The science co-ordinator also explained that the children need to have free access to all resources in their classroom and the independence to experiment with it. Having held this position in her prior school, and after introducing her previous class to this freedom of movement (at least during their science activities), she advised and supported all the other teachers in this new school, of whom, not surprisingly, the infant teachers were the most able, to implement this. Apparently, some teachers chose to do science with their whole class at the same time, others used an integrated day arrangement so that a group of children would be doing science whilst the others were doing something else. The important factor of course is that all of these ideas promote choice and independence in science, and the results are plentiful. This notion of independent freedom of movement is implied in Coulby's (2000) study.
Additionally, with the concern of science fieldwork, it was explained to me that once children are exploring their own school grounds independently in the same way that they are encouraged to explore their classroom resources and science laboratories, then they are gaining experiences which they can carry further afield on organised field trips. Here we are talking about the exploration of natural surroundings, streets, parks, derelict buildings, disused railway lines,, etc. Organised visits to nature reserves, farms, factories, museums, historic buildings, etc., useful as they may well be, would not come under this schools definition of practical work in science. Because they are regimented lists and do not promote independence. Even if the activities themselves are not planned in detail, with the idea of encouraging open-ended enquiries is essential and children are only independent learning if they have the chance to seek out knowledge (Assessment Reform Group, 2002). In this example, the children will be thoroughly briefed beforehand, maps provided if the area is extensive (by then the children will be familiar with plans of classrooms, laboratories and school grounds), and systems for dealing with emergencies and unexpected events included in their training. This school feel they successfully promote independence in science.

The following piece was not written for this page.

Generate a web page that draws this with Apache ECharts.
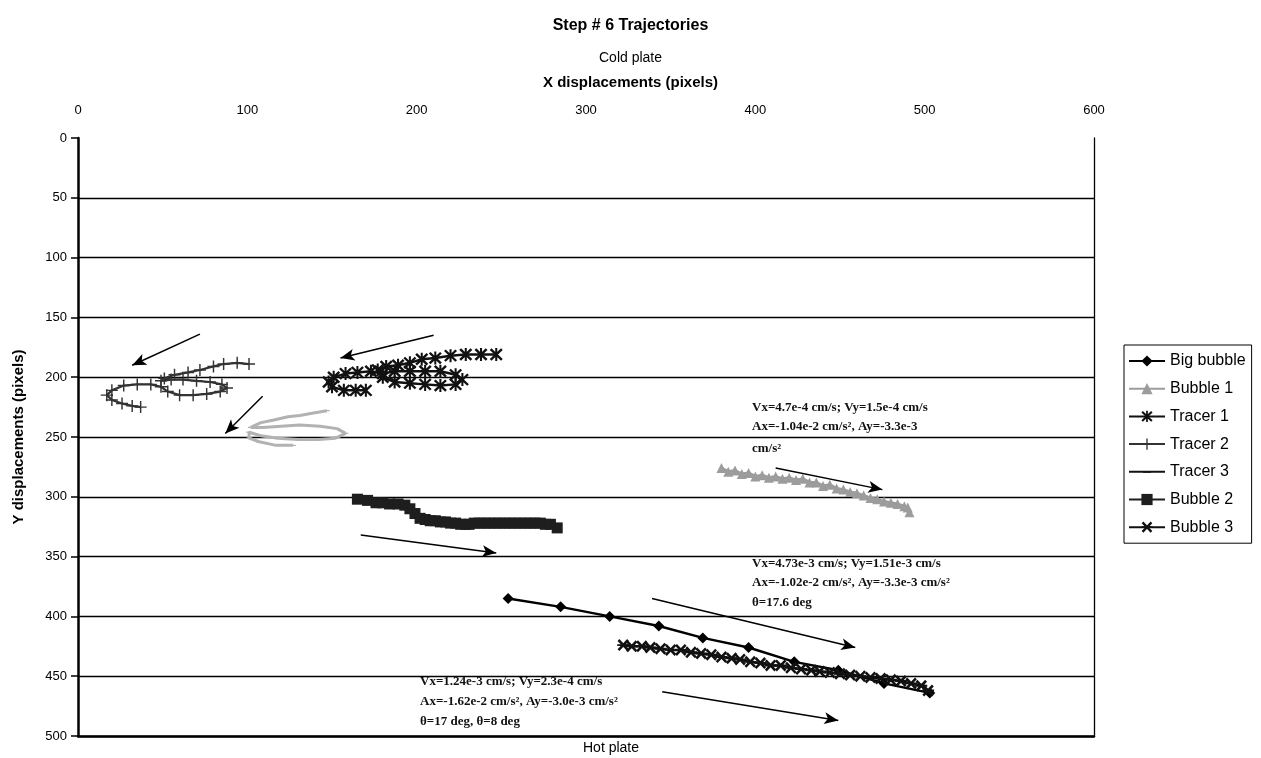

These are to name but a few of the fantastic ideas this teacher had to promote choice and independence in learning in science and she stands firm that the more independence a child has to investigate, the more they are likely to learn as a direct result, supporting Williams' (2003) study.
My observational experiences on placement lead to me the conclusion that independence liberates the child from being constrained by the curriculum and will allow the child more choice in exactly what they will learn about. This led me to question the role of the teacher. A drive to promote independence within the curriculum certainly means the teacher's role will change. With children taking more responsibility for their learning in English, maths and science, the teachers' role changes from one of director rather than director of learning. However, teacher's roles are far from superfluous. In fact, their role becomes more important. In my opinion, the old 'dictator' style of teaching can reasonably be completed by anyone courageous enough to stand at the front of a class and convey the appropriate amount of information. Essentially, if children are learning this way, the teacher has become entirely pre-pared and afraid to deviate if necessary and the teacher's job is really just one of imparting information.
On the contrary, in an environment that promotes independent learning, the teacher's role becomes more compound. It seems that there is more of a need to have greater skills and knowledge to respond to a potentially wider curriculum covered by children who have had the independence to learn inquisitively. As a result, it was clear to me that the teachers who promote idependence also need to be prepared to be flexible. On placement I witnessed that teachers are able to assist children's learning in numerous ways and the teacher has to be prepared that these will vary with every lesson and every student. I was fortunate to see teachers acting as facilitators; providing children with resource materials, giving the children opportunity to test out their learning, and helping children to make sense of what they have learnt through experimentation.
In conclusion, it is clear to see from the literature discussed in this essay and through my observational and teaching practise that there are numerous theories as to why choice and independence should be promoted throughout the curriculum in primary schools. Teaching in order to tick boxes on the curriculum helps pupils pass the exams and teaches them exactly what is required of them and how to fulfil those requirements. However, as clear from the used literature for this essay, this style of teaching does not prepare children for life beyond the classroom, and in most cases it stunts their passion, the spark they might have had for a particular subject, and most importantly their enjoyment.
To this end, it has been established that promoting independence in primary schools allows children to have abilities that will stand them in good stead both during and beyond their education. Such abilities include the aptitude to obtain and deploy information, communicate efficiently, solve problems independently and relate to others. It is vital to reiterate that one of the most significant roles of a primary school teacher is to promote independence in their children's learning. This essay has highlighted that there are a number of exercises you can aim to achieve in order to promote independent learning. These include; giving children appropriate selections so they can chose to learn about things that interest them and keep the spark ignited, encouraging group work in the classroom so that children can learn from each other, work together with pupils to set shared learning objectives, engage children in lesson planning, encourage children to reflect and complete self and peer assessment before their work is handed in. It is also vital to reiterate that the teacher does not become superfluous once independent learning is taking place. In fact, quite the contrary is true. The teacher's role becomes more significant than ever. It does, however, change beyond all recognition. Promoting choice and independence in learning isn't something that needs to happen throughout English, Maths and Science, but to the whole curriculum. I believe that more research needs to be done to support the existing research and to highlight this further in order for the necessary changes to be made.